Short problem: Return only the lines from the top of the material through the line marked by "pos_texto = [(205, 293), (654, 240)]", unaltered.

Data section:
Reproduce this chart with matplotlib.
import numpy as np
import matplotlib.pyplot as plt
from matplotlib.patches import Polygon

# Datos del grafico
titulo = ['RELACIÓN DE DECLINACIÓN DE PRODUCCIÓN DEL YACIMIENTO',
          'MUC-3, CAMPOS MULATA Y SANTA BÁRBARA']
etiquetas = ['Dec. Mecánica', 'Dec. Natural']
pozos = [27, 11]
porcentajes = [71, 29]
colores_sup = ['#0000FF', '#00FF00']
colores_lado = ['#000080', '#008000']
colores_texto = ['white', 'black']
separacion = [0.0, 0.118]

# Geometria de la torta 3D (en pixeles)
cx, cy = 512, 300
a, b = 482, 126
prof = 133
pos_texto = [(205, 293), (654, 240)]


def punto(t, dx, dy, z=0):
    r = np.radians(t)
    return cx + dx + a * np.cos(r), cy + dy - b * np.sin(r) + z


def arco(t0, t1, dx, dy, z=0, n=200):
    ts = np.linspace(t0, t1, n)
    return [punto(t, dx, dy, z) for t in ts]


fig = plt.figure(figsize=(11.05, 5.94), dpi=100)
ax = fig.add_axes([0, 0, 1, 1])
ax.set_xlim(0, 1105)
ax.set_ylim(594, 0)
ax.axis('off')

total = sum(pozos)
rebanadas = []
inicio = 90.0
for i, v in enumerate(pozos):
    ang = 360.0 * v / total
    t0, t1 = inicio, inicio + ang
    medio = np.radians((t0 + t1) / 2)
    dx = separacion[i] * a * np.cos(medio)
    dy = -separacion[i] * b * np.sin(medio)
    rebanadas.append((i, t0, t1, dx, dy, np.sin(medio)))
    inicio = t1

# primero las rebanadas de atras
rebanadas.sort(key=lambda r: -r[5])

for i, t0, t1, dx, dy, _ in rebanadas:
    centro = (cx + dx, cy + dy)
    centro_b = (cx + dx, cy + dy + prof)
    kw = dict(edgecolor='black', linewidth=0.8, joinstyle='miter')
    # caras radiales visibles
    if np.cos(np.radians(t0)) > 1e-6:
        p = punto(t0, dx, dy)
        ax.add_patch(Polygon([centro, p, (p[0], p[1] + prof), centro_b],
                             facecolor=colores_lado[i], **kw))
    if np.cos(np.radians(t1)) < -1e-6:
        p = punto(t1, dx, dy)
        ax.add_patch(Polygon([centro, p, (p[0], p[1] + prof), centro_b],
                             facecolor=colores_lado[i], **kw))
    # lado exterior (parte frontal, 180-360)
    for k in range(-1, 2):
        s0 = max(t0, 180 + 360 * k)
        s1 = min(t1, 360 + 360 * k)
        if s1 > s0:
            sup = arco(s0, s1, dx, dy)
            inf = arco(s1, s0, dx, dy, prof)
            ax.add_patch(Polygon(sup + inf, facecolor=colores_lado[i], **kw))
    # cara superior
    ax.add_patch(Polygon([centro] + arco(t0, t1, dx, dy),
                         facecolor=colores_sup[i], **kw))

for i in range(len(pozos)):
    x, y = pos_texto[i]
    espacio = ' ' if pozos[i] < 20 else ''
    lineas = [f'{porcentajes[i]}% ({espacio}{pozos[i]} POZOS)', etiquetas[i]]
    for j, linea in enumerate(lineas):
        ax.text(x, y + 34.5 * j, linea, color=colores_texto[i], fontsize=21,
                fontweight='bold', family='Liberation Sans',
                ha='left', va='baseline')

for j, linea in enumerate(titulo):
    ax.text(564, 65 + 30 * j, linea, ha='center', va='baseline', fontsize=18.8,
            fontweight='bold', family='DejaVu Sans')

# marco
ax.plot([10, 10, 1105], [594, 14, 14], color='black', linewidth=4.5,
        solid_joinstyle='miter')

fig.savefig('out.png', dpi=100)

Output for this exercise:
Reproduce this chart with matplotlib.
import numpy as np
import matplotlib.pyplot as plt
from matplotlib.patches import Polygon

# Datos del grafico
titulo = ['RELACIÓN DE DECLINACIÓN DE PRODUCCIÓN DEL YACIMIENTO',
          'MUC-3, CAMPOS MULATA Y SANTA BÁRBARA']
etiquetas = ['Dec. Mecánica', 'Dec. Natural']
pozos = [27, 11]
porcentajes = [71, 29]
colores_sup = ['#0000FF', '#00FF00']
colores_lado = ['#000080', '#008000']
colores_texto = ['white', 'black']
separacion = [0.0, 0.118]

# Geometria de la torta 3D (en pixeles)
cx, cy = 512, 300
a, b = 482, 126
prof = 133
pos_texto = [(205, 293), (654, 240)]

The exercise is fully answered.